__Problem__.
Only one stretch of the data below should be repeated: the lines from the line containing "Output the web" through the line containing "structure, torsades, vaca];", inclusive, exactly as they are.

— begin Information supplied —

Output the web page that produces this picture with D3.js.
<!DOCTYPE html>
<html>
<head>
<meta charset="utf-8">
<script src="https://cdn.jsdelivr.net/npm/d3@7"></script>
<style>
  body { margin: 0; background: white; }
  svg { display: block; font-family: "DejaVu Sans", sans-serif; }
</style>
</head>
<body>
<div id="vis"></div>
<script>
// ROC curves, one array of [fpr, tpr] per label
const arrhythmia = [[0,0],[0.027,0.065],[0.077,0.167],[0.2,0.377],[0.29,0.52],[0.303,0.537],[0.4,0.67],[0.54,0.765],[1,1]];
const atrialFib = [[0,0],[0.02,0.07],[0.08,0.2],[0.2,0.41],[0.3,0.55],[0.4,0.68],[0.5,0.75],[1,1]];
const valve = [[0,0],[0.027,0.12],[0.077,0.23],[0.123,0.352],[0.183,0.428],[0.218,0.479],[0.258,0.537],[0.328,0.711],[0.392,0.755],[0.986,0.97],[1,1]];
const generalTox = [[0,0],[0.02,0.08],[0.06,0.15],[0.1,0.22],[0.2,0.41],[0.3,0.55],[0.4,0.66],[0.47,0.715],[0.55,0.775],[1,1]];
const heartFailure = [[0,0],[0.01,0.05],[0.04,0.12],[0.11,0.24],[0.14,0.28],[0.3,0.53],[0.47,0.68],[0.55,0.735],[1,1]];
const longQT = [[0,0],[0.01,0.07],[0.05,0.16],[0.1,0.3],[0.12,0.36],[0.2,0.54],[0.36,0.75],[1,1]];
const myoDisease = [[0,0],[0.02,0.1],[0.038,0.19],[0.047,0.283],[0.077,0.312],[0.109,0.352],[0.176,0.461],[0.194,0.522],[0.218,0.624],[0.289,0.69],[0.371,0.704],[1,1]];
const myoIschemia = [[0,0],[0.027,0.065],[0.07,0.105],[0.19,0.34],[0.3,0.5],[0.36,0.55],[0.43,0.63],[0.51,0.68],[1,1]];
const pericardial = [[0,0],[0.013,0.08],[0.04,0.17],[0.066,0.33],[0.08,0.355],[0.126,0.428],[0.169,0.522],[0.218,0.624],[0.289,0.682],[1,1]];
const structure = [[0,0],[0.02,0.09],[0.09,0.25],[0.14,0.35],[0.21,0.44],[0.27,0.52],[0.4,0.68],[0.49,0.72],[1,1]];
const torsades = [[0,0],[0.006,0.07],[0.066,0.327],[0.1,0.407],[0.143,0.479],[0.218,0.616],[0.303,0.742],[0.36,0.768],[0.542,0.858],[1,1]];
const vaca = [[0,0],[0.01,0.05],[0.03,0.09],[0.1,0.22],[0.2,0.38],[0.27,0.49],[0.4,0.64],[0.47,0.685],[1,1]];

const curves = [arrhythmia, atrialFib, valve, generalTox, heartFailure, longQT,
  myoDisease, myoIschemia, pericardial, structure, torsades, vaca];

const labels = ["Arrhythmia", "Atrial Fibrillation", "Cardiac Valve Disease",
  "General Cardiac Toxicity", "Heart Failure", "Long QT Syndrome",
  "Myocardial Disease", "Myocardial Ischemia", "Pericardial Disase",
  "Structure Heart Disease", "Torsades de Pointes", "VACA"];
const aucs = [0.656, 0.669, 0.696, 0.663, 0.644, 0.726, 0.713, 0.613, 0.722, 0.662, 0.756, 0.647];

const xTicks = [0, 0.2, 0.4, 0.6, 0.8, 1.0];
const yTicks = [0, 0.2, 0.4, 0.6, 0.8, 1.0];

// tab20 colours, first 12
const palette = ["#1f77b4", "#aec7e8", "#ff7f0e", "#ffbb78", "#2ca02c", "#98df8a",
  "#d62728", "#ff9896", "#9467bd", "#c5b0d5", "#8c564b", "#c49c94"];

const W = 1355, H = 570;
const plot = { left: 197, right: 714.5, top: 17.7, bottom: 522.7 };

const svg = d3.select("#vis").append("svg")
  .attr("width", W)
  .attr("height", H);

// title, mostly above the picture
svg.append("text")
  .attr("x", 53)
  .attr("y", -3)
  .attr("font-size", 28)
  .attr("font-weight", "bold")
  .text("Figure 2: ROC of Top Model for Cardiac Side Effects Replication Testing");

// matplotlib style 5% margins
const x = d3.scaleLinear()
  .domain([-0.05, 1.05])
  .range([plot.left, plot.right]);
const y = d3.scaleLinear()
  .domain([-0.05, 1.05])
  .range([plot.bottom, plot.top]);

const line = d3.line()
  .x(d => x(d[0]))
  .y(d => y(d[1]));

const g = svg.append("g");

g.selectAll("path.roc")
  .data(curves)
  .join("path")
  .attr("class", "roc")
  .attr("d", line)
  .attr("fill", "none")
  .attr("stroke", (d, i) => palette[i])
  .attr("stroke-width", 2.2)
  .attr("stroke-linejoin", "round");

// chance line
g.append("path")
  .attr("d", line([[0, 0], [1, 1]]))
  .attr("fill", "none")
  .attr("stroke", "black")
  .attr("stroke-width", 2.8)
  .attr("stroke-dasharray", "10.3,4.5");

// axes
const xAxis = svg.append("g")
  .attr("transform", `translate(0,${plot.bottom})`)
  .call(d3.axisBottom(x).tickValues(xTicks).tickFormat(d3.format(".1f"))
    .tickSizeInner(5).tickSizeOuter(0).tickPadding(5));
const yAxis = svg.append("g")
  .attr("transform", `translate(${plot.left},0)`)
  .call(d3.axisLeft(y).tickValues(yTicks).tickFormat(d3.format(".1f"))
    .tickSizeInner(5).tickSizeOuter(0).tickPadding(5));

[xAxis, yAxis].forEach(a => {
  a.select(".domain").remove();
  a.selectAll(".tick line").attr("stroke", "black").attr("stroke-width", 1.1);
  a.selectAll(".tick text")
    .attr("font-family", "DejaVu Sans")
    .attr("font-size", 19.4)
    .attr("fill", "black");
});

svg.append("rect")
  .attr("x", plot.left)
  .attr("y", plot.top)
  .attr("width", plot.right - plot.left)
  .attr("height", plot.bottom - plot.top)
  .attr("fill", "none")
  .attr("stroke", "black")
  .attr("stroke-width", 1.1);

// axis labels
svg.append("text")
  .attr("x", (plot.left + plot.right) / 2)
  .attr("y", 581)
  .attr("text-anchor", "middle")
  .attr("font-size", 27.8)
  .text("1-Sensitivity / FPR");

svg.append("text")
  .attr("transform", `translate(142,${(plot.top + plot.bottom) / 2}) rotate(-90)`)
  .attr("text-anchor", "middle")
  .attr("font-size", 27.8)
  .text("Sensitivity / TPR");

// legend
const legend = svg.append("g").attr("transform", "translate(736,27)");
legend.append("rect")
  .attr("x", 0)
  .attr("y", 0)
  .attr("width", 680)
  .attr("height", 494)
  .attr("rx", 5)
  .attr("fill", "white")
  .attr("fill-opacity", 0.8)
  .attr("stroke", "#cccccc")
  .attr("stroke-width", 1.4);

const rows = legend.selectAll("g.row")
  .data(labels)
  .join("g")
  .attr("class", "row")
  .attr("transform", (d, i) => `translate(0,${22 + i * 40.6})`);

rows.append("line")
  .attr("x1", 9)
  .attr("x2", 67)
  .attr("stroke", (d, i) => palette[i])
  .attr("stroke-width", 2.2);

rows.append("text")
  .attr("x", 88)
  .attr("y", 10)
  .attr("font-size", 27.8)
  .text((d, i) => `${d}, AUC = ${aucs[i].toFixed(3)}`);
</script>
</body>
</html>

— end Information supplied —
— begin Information supplied —

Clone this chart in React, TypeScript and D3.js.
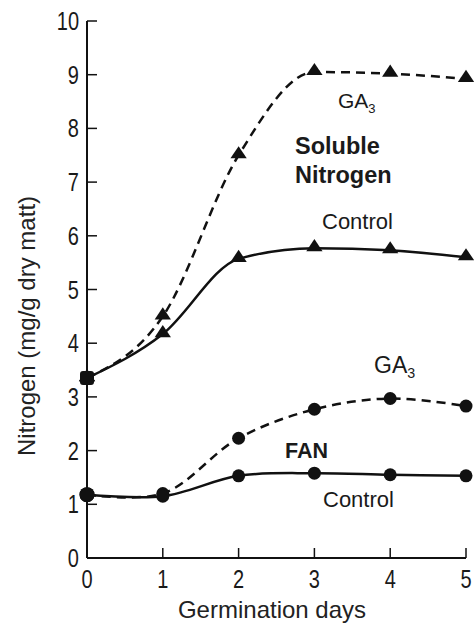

— end Information supplied —

__Task output__.
Output the web page that produces this picture with D3.js.
<!DOCTYPE html>
<html>
<head>
<meta charset="utf-8">
<script src="https://cdn.jsdelivr.net/npm/d3@7"></script>
<style>
  body { margin: 0; background: white; }
  svg { display: block; font-family: "DejaVu Sans", sans-serif; }
</style>
</head>
<body>
<div id="vis"></div>
<script>
// ROC curves, one array of [fpr, tpr] per label
const arrhythmia = [[0,0],[0.027,0.065],[0.077,0.167],[0.2,0.377],[0.29,0.52],[0.303,0.537],[0.4,0.67],[0.54,0.765],[1,1]];
const atrialFib = [[0,0],[0.02,0.07],[0.08,0.2],[0.2,0.41],[0.3,0.55],[0.4,0.68],[0.5,0.75],[1,1]];
const valve = [[0,0],[0.027,0.12],[0.077,0.23],[0.123,0.352],[0.183,0.428],[0.218,0.479],[0.258,0.537],[0.328,0.711],[0.392,0.755],[0.986,0.97],[1,1]];
const generalTox = [[0,0],[0.02,0.08],[0.06,0.15],[0.1,0.22],[0.2,0.41],[0.3,0.55],[0.4,0.66],[0.47,0.715],[0.55,0.775],[1,1]];
const heartFailure = [[0,0],[0.01,0.05],[0.04,0.12],[0.11,0.24],[0.14,0.28],[0.3,0.53],[0.47,0.68],[0.55,0.735],[1,1]];
const longQT = [[0,0],[0.01,0.07],[0.05,0.16],[0.1,0.3],[0.12,0.36],[0.2,0.54],[0.36,0.75],[1,1]];
const myoDisease = [[0,0],[0.02,0.1],[0.038,0.19],[0.047,0.283],[0.077,0.312],[0.109,0.352],[0.176,0.461],[0.194,0.522],[0.218,0.624],[0.289,0.69],[0.371,0.704],[1,1]];
const myoIschemia = [[0,0],[0.027,0.065],[0.07,0.105],[0.19,0.34],[0.3,0.5],[0.36,0.55],[0.43,0.63],[0.51,0.68],[1,1]];
const pericardial = [[0,0],[0.013,0.08],[0.04,0.17],[0.066,0.33],[0.08,0.355],[0.126,0.428],[0.169,0.522],[0.218,0.624],[0.289,0.682],[1,1]];
const structure = [[0,0],[0.02,0.09],[0.09,0.25],[0.14,0.35],[0.21,0.44],[0.27,0.52],[0.4,0.68],[0.49,0.72],[1,1]];
const torsades = [[0,0],[0.006,0.07],[0.066,0.327],[0.1,0.407],[0.143,0.479],[0.218,0.616],[0.303,0.742],[0.36,0.768],[0.542,0.858],[1,1]];
const vaca = [[0,0],[0.01,0.05],[0.03,0.09],[0.1,0.22],[0.2,0.38],[0.27,0.49],[0.4,0.64],[0.47,0.685],[1,1]];

const curves = [arrhythmia, atrialFib, valve, generalTox, heartFailure, longQT,
  myoDisease, myoIschemia, pericardial, structure, torsades, vaca];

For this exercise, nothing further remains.